* begin *

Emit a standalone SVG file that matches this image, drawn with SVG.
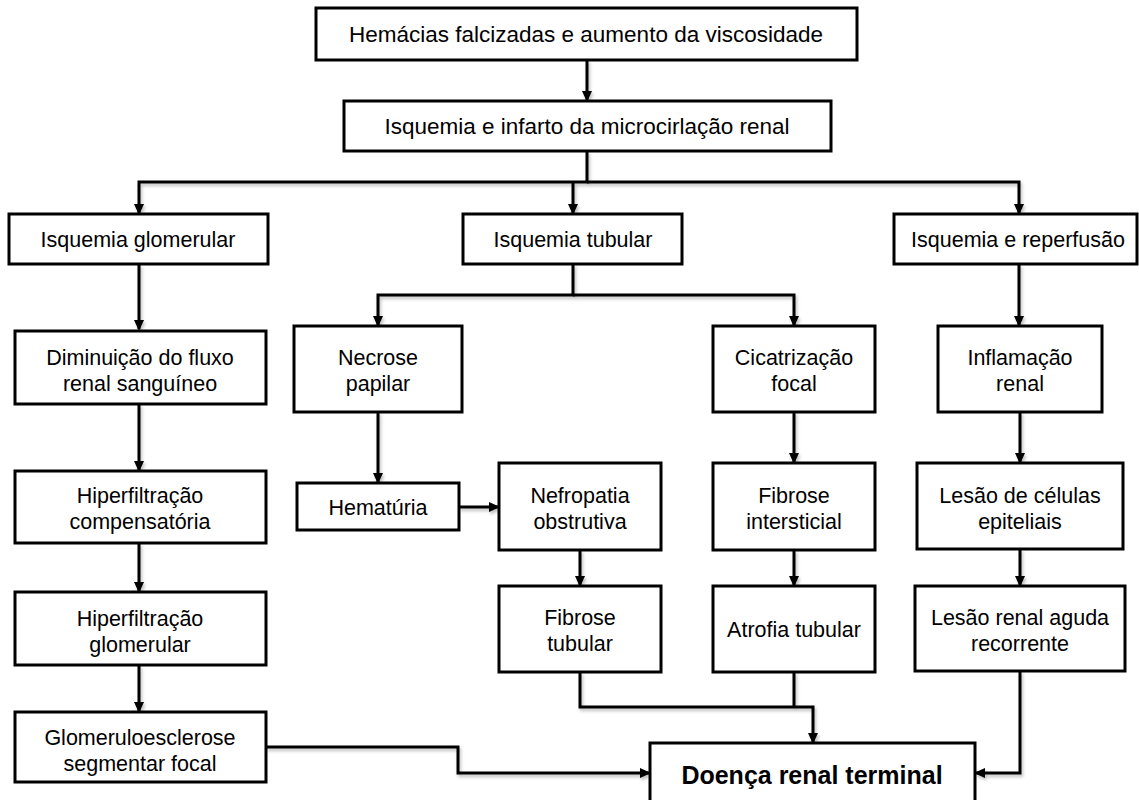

* end *
* begin *

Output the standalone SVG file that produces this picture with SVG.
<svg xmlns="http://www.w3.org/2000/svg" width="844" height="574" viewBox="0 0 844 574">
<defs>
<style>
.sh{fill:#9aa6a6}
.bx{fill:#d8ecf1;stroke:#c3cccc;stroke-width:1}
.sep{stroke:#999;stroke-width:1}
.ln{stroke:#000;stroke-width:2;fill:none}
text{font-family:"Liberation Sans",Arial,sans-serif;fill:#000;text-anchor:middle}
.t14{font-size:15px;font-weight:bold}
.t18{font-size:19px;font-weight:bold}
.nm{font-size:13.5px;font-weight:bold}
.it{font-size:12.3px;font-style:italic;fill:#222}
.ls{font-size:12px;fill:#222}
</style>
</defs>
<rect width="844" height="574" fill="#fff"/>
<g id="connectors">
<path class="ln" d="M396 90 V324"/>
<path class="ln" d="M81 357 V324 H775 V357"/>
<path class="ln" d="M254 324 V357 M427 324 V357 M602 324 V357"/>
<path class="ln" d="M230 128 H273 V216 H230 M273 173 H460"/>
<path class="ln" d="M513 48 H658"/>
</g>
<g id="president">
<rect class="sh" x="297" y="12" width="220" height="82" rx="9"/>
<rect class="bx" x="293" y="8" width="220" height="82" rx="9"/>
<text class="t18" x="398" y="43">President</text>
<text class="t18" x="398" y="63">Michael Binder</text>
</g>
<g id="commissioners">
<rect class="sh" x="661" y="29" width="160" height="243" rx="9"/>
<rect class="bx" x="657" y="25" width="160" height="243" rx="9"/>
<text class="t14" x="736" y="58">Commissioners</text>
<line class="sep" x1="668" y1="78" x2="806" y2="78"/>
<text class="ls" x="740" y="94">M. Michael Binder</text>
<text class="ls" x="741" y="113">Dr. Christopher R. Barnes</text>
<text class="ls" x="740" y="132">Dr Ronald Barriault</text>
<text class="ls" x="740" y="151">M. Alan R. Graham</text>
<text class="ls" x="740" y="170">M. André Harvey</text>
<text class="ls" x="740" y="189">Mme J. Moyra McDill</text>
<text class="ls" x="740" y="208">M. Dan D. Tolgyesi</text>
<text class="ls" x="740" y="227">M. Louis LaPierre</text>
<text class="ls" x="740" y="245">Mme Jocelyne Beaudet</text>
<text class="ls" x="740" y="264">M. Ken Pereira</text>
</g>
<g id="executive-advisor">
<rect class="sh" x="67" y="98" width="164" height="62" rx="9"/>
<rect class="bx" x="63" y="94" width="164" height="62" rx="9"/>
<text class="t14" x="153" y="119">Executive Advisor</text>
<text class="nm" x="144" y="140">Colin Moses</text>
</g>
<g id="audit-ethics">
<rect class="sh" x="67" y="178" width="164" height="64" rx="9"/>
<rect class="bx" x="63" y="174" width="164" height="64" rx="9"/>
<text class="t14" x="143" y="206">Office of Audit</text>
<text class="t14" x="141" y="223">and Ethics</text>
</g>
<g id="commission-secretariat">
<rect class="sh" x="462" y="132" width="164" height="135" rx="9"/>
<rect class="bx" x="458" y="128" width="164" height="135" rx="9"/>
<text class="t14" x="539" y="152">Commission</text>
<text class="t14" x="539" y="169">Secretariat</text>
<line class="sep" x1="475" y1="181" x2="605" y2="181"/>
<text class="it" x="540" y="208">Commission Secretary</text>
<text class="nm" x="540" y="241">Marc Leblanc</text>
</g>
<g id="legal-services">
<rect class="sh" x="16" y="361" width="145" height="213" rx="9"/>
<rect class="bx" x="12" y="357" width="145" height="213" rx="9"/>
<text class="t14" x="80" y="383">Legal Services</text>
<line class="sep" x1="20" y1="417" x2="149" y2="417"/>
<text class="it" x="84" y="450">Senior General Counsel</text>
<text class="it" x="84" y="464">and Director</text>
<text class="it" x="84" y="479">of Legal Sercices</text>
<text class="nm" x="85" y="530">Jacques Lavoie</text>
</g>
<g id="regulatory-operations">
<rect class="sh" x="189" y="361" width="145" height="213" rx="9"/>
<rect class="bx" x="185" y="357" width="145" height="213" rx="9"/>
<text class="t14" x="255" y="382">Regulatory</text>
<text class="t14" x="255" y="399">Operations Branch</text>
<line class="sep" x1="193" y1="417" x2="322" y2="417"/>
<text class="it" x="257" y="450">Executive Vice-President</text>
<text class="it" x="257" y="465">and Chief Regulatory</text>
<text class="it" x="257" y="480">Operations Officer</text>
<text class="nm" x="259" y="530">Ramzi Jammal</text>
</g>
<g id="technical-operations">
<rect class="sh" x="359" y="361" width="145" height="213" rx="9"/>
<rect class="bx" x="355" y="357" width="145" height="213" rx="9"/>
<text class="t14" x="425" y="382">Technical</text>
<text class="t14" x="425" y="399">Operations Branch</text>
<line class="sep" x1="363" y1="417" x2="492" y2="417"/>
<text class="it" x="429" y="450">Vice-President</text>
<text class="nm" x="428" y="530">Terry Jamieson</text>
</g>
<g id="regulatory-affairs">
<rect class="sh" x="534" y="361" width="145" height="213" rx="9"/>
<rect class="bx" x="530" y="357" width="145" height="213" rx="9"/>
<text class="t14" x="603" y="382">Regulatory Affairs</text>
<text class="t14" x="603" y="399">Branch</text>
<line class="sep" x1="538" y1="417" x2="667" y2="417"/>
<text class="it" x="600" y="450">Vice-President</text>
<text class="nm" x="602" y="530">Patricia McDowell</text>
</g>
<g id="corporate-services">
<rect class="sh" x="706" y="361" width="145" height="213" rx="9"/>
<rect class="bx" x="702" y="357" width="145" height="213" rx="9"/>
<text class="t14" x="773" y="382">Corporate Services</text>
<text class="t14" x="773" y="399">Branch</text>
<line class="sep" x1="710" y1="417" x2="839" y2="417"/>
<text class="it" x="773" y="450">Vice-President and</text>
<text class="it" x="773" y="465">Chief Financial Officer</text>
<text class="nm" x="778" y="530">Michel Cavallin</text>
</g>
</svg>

* end *

Count every line in the preceding entries where the string "standalone" appears, then state only the total.

* [RESPONSE FOR THIS EXERCISE]: 2